The use of biological agents to synthesize bimetallic nanoparticles (NPs) has gained popularity due to its cost-effectiveness, environmental friendliness, and ease of scaling up without utilization of lot of energy and use of harmful chemicals (Khan et al., 2020; Padilla-Cruz et al., 2021). Plant extract-based NP biosynthesis is more stable and has a higher rate of synthesis than other biological processes. It also doesn't require cell culture care and can be stepped up for large-scale synthesis (Gour et al., 2019). Researchers have recently begun concentrating on the production of bimetallic nanoparticles in order to investigate the potential of two metals for a variety of applications (Sharma et al., 2019). Furthermore, there are only a few recent studies on biological synthesis core and shell bimetallic nanoparticles, from aqueous plant extracts; to name a few Ag–Fe nanoparticles synthesized using Gardenia jasminoides leaf extract (Padilla-Cruz et al., 2021), silver-platinum nanoparticles biogenically synthesized using Schinusmolle L. leaf extract (Mares-Briones et al., 2019) and Au–Ag nanoparticles synthesized using weed Antigonon leptopus which is of no value (Ganaie et al.,2016).

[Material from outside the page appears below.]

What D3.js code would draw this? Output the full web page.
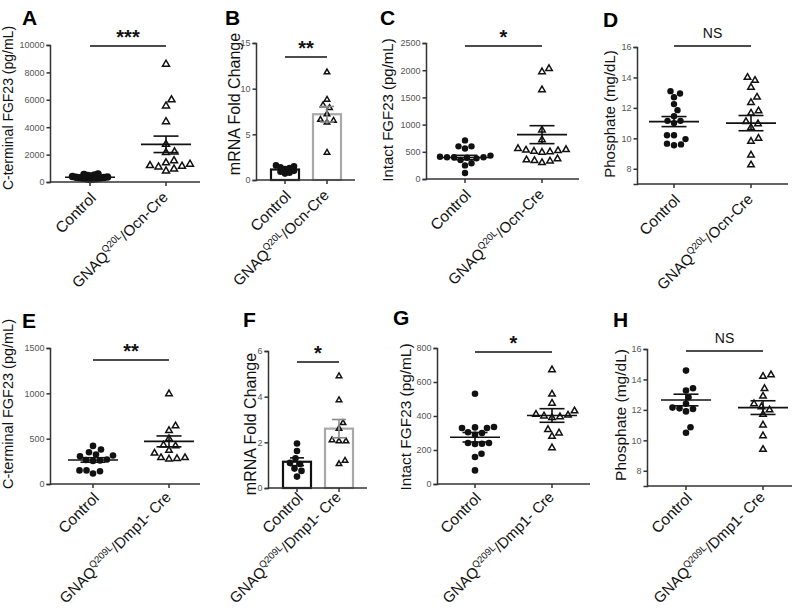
<!DOCTYPE html>
<html>
<head>
<meta charset="utf-8">
<script src="https://cdn.jsdelivr.net/npm/d3@7"></script>
<style>
  body { margin: 0; background: #fff; }
  svg { font-family: "Liberation Sans", Arial, sans-serif; }
</style>
</head>
<body>
<div id="chart"></div>
<script>
// group names (x categories)
var groups = ["Control", "GNAQ"];

// A: C-terminal FGF23, Ocn-Cre
var aControl = [580, 540, 500, 470, 430, 400, 370, 350, 330, 310, 290, 270, 250, 230, 210, 190];
var aGnaq = [8600, 6000, 5550, 4400, 2750, 2200, 2150, 1550, 1400, 1300, 1200, 1150, 1100, 950, 800];
var aMean = [350, 2750], aSem = [30, 600];
var aTicks = [0, 2000, 4000, 6000, 8000, 10000];

// B: mRNA fold change, Ocn-Cre
var bControl = [1.6, 1.5, 1.4, 1.3, 1.2, 1.0, 0.9, 0.8, 0.7];
var bGnaq = [11.8, 8.8, 8.2, 7.9, 7.2, 6.6, 6.5, 6.3, 3.0];
var bMean = [1.15, 7.2], bSem = [0.12, 0.85];
var bTicks = [0, 5, 10, 15];

// C: intact FGF23, Ocn-Cre
var cControl = [710, 600, 600, 560, 430, 410, 400, 400, 400, 390, 380, 350, 290, 250, 110];
var cGnaq = [2030, 1970, 1640, 900, 720, 560, 540, 530, 520, 510, 500, 490, 370, 350, 340, 330, 300];
var cMean = [395, 815], cSem = [40, 165];
var cTicks = [0, 500, 1000, 1500, 2000, 2500];

// D: phosphate, Ocn-Cre
var dControl = [13.1, 12.95, 12.7, 12.25, 11.85, 11.45, 11.15, 11.15, 11.0, 10.2, 10.2, 9.95, 9.65, 9.6, 9.55];
var dGnaq = [14.0, 13.8, 13.35, 12.7, 12.35, 11.8, 11.65, 11.1, 10.95, 10.7, 10.0, 9.8, 8.9, 8.25];
var dMean = [11.1, 11.0], dSem = [0.33, 0.5];
var dTicks = [8, 10, 12, 14, 16];

// E: C-terminal FGF23, Dmp1-Cre
var eControl = [420, 380, 350, 325, 315, 305, 270, 265, 260, 255, 150, 150, 140, 115];
var eGnaq = [995, 640, 590, 500, 430, 420, 370, 340, 290, 290, 280, 275];
var eMean = [265, 470], eSem = [25, 60];
var eTicks = [0, 500, 1000, 1500];

// F: mRNA fold change, Dmp1-Cre
var fControl = [1.95, 1.62, 1.3, 1.1, 1.05, 0.85, 0.75, 0.5];
var fGnaq = [4.9, 3.85, 2.85, 2.6, 2.1, 2.05, 2.05, 1.2, 1.05];
var fMean = [1.15, 2.6], fSem = [0.17, 0.4];
var fTicks = [0, 2, 4, 6];

// G: intact FGF23, Dmp1-Cre
var gControl = [531, 335, 333, 329, 329, 304, 300, 290, 241, 241, 237, 235, 178, 159, 80];
var gGnaq = [672, 528, 475, 430, 410, 405, 400, 395, 390, 320, 300, 280, 213];
var gMean = [275, 403], gSem = [28, 40];
var gTicks = [0, 200, 400, 600, 800];

// H: phosphate, Dmp1-Cre
var hControl = [14.58, 13.42, 13.27, 12.83, 12.4, 12.15, 12.1, 12.06, 11.9, 10.86, 10.5];
var hGnaq = [14.3, 14.2, 13.4, 12.9, 12.4, 12.2, 12.0, 11.7, 11.0, 10.3, 9.4];
var hMean = [12.65, 12.15], hSem = [0.38, 0.45];
var hTicks = [8, 10, 12, 14, 16];

var topLabel = ["GNAQ", "Q20L", "/Ocn-Cre"];
var botLabel = ["GNAQ", "Q209L", "/Dmp1- Cre"];

// layout of each panel
var panels = [
  {key: "A", ctrl: aControl, mut: aGnaq, mean: aMean, sem: aSem, ticks: aTicks, domain: [0, 10000],
   title: "C-terminal FGF23 (pg/mL)", sig: "***", mutLabel: topLabel,
   x0: 50, x1: 200, yTop: 45, yBot: 182, cx: [90, 166], titleSize: 14, tx: 13, ty: 108,
   lx: 22, ly: 25, sigY: 46, r: 3.8, tri: 7, bars: false, gap: 3.4},
  {key: "B", ctrl: bControl, mut: bGnaq, mean: bMean, sem: bSem, ticks: bTicks, domain: [0, 15],
   title: "mRNA Fold Change", sig: "**", mutLabel: topLabel,
   x0: 256, x1: 355, yTop: 43, yBot: 180, cx: [285, 327], titleSize: 16, tx: 240, ty: 104,
   lx: 225, ly: 25, sigY: 57, r: 3.3, tri: 5.5, bars: true, gap: 4.5},
  {key: "C", ctrl: cControl, mut: cGnaq, mean: cMean, sem: cSem, ticks: cTicks, domain: [0, 2500],
   title: "Intact FGF23 (pg/mL)", sig: "*", mutLabel: topLabel,
   x0: 426, x1: 579, yTop: 43, yBot: 179, cx: [465, 542], titleSize: 15, tx: 393, ty: 110,
   lx: 380, ly: 25, sigY: 46, r: 3.2, tri: 6.5, bars: false, gap: 6.8},
  {key: "D", ctrl: dControl, mut: dGnaq, mean: dMean, sem: dSem, ticks: dTicks, domain: [7, 16],
   title: "Phosphate (mg/dL)", sig: "NS", mutLabel: topLabel,
   x0: 637, x1: 788, yTop: 47, yBot: 184, cx: [674, 751], titleSize: 15, tx: 615, ty: 114,
   lx: 603, ly: 27, sigY: 46, r: 3.2, tri: 6.5, bars: false, gap: 6.8},
  {key: "E", ctrl: eControl, mut: eGnaq, mean: eMean, sem: eSem, ticks: eTicks, domain: [0, 1500],
   title: "C-terminal FGF23 (pg/mL)", sig: "**", mutLabel: botLabel,
   x0: 50, x1: 200, yTop: 348, yBot: 484, cx: [93, 169], titleSize: 14.5, tx: 13, ty: 404,
   lx: 22, ly: 328, sigY: 360, r: 3.3, tri: 6.5, bars: false, gap: 7},
  {key: "F", ctrl: fControl, mut: fGnaq, mean: fMean, sem: fSem, ticks: fTicks, domain: [0, 6],
   title: "mRNA Fold Change", sig: "*", mutLabel: botLabel,
   x0: 268, x1: 367, yTop: 351, yBot: 488, cx: [297, 339], titleSize: 16, tx: 256, ty: 424,
   lx: 243, ly: 327, sigY: 362, r: 3.3, tri: 5.5, bars: true, gap: 7},
  {key: "G", ctrl: gControl, mut: gGnaq, mean: gMean, sem: gSem, ticks: gTicks, domain: [0, 800],
   title: "Intact FGF23 (pg/mL)", sig: "*", mutLabel: botLabel,
   x0: 437, x1: 590, yTop: 348, yBot: 484, cx: [475, 552], titleSize: 15.4, tx: 411, ty: 417,
   lx: 393, ly: 325, sigY: 352, r: 3.3, tri: 6.5, bars: false, gap: 7},
  {key: "H", ctrl: hControl, mut: hGnaq, mean: hMean, sem: hSem, ticks: hTicks, domain: [7, 16],
   title: "Phosphate (mg/dL)", sig: "NS", mutLabel: botLabel,
   x0: 647, x1: 792, yTop: 349, yBot: 486, cx: [686, 763], titleSize: 15.5, tx: 626, ty: 415,
   lx: 613, ly: 327, sigY: 351, r: 3.3, tri: 6.5, bars: false, gap: 7}
];

var svg = d3.select("#chart").append("svg")
  .attr("width", 796)
  .attr("height", 610);

// simple beeswarm: lowest points first, pushed sideways until they stop overlapping
function swarm(vals, y, cx, dist) {
  var pts = vals.map(function(v) { return {v: v, y: y(v)}; })
    .sort(function(a, b) { return b.y - a.y; });
  var placed = [];
  pts.forEach(function(p) {
    for (var k = 0; k < 400; k++) {
      var off = (k % 2 ? 1 : -1) * Math.ceil(k / 2) * 0.5;
      var x = cx + off;
      var ok = placed.every(function(q) {
        return (q.x - x) * (q.x - x) + (q.y - p.y) * (q.y - p.y) >= dist * dist;
      });
      if (ok) { p.x = x; break; }
    }
    placed.push(p);
  });
  return placed;
}

panels.forEach(function(p) {
  var g = svg.append("g");
  var y = d3.scaleLinear().domain(p.domain).range([p.yBot, p.yTop]);
  var x = d3.scaleOrdinal().domain(groups).range(p.cx);

  // bars (mRNA panels only)
  if (p.bars) {
    var bw = 28;
    g.selectAll(".bar").data(groups).enter().append("rect")
      .attr("x", function(d) { return x(d) - bw / 2; })
      .attr("y", function(d, i) { return y(p.mean[i]); })
      .attr("width", bw)
      .attr("height", function(d, i) { return y(p.domain[0]) - y(p.mean[i]); })
      .attr("fill", "#fff")
      .attr("stroke", function(d, i) { return i ? "#a8a8a8" : "#111"; })
      .attr("stroke-width", 2.2);
  }

  // points
  var ctrlPts = swarm(p.ctrl, y, x("Control"), p.gap);
  g.selectAll(".dot").data(ctrlPts).enter().append("circle")
    .attr("cx", function(d) { return d.x; })
    .attr("cy", function(d) { return d.y; })
    .attr("r", p.r)
    .attr("fill", "#111");

  var mutPts = swarm(p.mut, y, x("GNAQ"), p.tri + 1.2);
  var tri = d3.symbol().type(d3.symbolTriangle).size(0.433 * p.tri * p.tri);
  g.selectAll(".tri").data(mutPts).enter().append("path")
    .attr("d", tri)
    .attr("transform", function(d) { return "translate(" + d.x + "," + d.y + ")"; })
    .attr("fill", "#fff")
    .attr("stroke", "#111")
    .attr("stroke-width", 1.5);

  // mean and SEM
  groups.forEach(function(gr, i) {
    var cx = x(gr), m = y(p.mean[i]), hi = y(p.mean[i] + p.sem[i]), lo = y(p.mean[i] - p.sem[i]);
    var half = p.bars ? 7 : 25, cap = p.bars ? 7 : 12.5;
    var col = (p.bars && i) ? "#8a8a8a" : "#111";
    if (!p.bars) {
      g.append("line").attr("x1", cx - half).attr("x2", cx + half).attr("y1", m).attr("y2", m)
        .attr("stroke", col).attr("stroke-width", 1.6);
    }
    g.append("line").attr("x1", cx).attr("x2", cx).attr("y1", hi).attr("y2", lo)
      .attr("stroke", col).attr("stroke-width", 1.6);
    [hi, lo].forEach(function(yy) {
      g.append("line").attr("x1", cx - cap).attr("x2", cx + cap).attr("y1", yy).attr("y2", yy)
        .attr("stroke", col).attr("stroke-width", 1.6);
    });
  });

  // y axis
  var yAxis = g.append("g")
    .attr("transform", "translate(" + p.x0 + ",0)")
    .call(d3.axisLeft(y).tickValues(p.ticks).tickSize(3.5).tickPadding(2)
      .tickFormat(function(d) { return String(d); }));
  yAxis.selectAll("path, line").attr("stroke", "#333").attr("stroke-width", 1.5);
  yAxis.selectAll("text").attr("font-size", 9).attr("fill", "#555")
    .attr("font-family", "Liberation Sans, Arial, sans-serif");

  // x axis
  var axY = y(p.domain[0]);
  g.append("line").attr("x1", p.x0).attr("x2", p.x1).attr("y1", axY).attr("y2", axY)
    .attr("stroke", "#333").attr("stroke-width", 1.5);
  g.selectAll(".xt").data(groups).enter().append("line")
    .attr("x1", function(d) { return x(d); }).attr("x2", function(d) { return x(d); })
    .attr("y1", axY).attr("y2", axY + 4)
    .attr("stroke", "#333").attr("stroke-width", 1.5);

  // x labels, rotated (kept inside the page at the bottom row)
  var labY = Math.min(axY + 16, 498);
  g.append("text")
    .attr("transform", "translate(" + (x("Control") + 7) + "," + (labY + 1) + ") rotate(-45)")
    .attr("text-anchor", "end")
    .attr("font-size", 15.5)
    .attr("fill", "#111")
    .text("Control");
  var ml = g.append("text")
    .attr("transform", "translate(" + (x("GNAQ") + 3) + "," + labY + ") rotate(-45)")
    .attr("text-anchor", "end")
    .attr("font-size", 15)
    .attr("fill", "#111");
  ml.append("tspan").text(p.mutLabel[0]);
  ml.append("tspan").attr("font-size", 9.5).attr("dy", -6).text(p.mutLabel[1]);
  ml.append("tspan").attr("dy", 6).text(p.mutLabel[2]);

  // y title
  g.append("text")
    .attr("transform", "translate(" + p.tx + "," + p.ty + ") rotate(-90)")
    .attr("text-anchor", "middle")
    .attr("font-size", p.titleSize)
    .attr("fill", "#111")
    .text(p.title);

  // panel letter
  g.append("text")
    .attr("x", p.lx).attr("y", p.ly)
    .attr("font-size", 21).attr("font-weight", "bold")
    .attr("fill", "#000")
    .text(p.key);

  // significance bar
  g.append("line").attr("x1", p.cx[0]).attr("x2", p.cx[1]).attr("y1", p.sigY).attr("y2", p.sigY)
    .attr("stroke", "#111").attr("stroke-width", 1.5);
  var isNS = p.sig === "NS";
  g.append("text")
    .attr("x", (p.cx[0] + p.cx[1]) / 2)
    .attr("y", isNS ? p.sigY - 8 : p.sigY - 2)
    .attr("text-anchor", "middle")
    .attr("font-size", isNS ? 14 : 20)
    .attr("font-weight", isNS ? "normal" : "bold")
    .attr("fill", "#111")
    .text(p.sig);
});
</script>
</body>
</html>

The dye industry's wastewater is the second most dangerous industrial effluent, with around 100 tonnes of dye released each year (Benkhaya et al., 2020). Because of their synthetic origins and intricate structures, dye discoloration is difficult (Mozzoli et al., 2021). Nanoparticles are increasingly being used to treat dye effluents due to their qualities such as greater nano-adsorptive capabilities, faster attainment of equilibrium, and large surface area (Homaeigohar et al., 2020). Adsorption, photocatalytic degradation, and adsorption plus degradation are all mechanisms for hazardous dye elimination by nanoparticles (Alkaykh et al., 2020). Textile effluents are known to have detrimental effects on plants by bioaccumulation/disrupting photosynthesis mechanism in aquatic flora (plants and algae) (Berradi et al., 2019). Since degradative products of dyes can sometimes be much more mutagenic and carcinogenic than the parent compounds, understanding the toxicity of nano-remediated water on plant growth is important (Lellis et al., 2019). Keeping this in view, the study was undertaken to see the effect of dye and nano-remediated dye solution on germination and growth of Vigna radiata.
The current study, thus, focuses on biological plant based synthesis of bimetallic Au-Ag nanoparticles from Ocimum tenuiflorum (Krishna tulsi) leaf extract (OTAuAgNPs). Holy basil, or Ocimum tenuiflorum, is a plant native to the Indian subcontinent that is widely cultivated across the Southeast Asian tropics (Mousaviwt al., 2018). Although it is known to have potential health benefits such as antimicrobial (Yamani et al., 2016), anti-diabetic (Mousaviwt al., 2018), antioxidant and protection of DNA from damage (Sarkar et al.,2014), there are no reports on biosynthesis of bimetallic gold-silver nanoparticles using this plant for the applications of environmental remediation. Synthesized OTAuAgNPs were depicted by UV-Visible spectrophotometry, particle size and zeta sizer, Fourier Transform Infrared Spectroscopy (FT-IR) and X-Ray diffraction (XRD) analysis. This is the first report on CBB adsorption by bimetallic Au-AgNPs produced from Ocimum tenuiflorum, with focus on understanding the kinetics of adsorption and understanding the toxicity of the metabolite (nano-catalyst treated water) on Vigna radiata (green gram) germination and growth.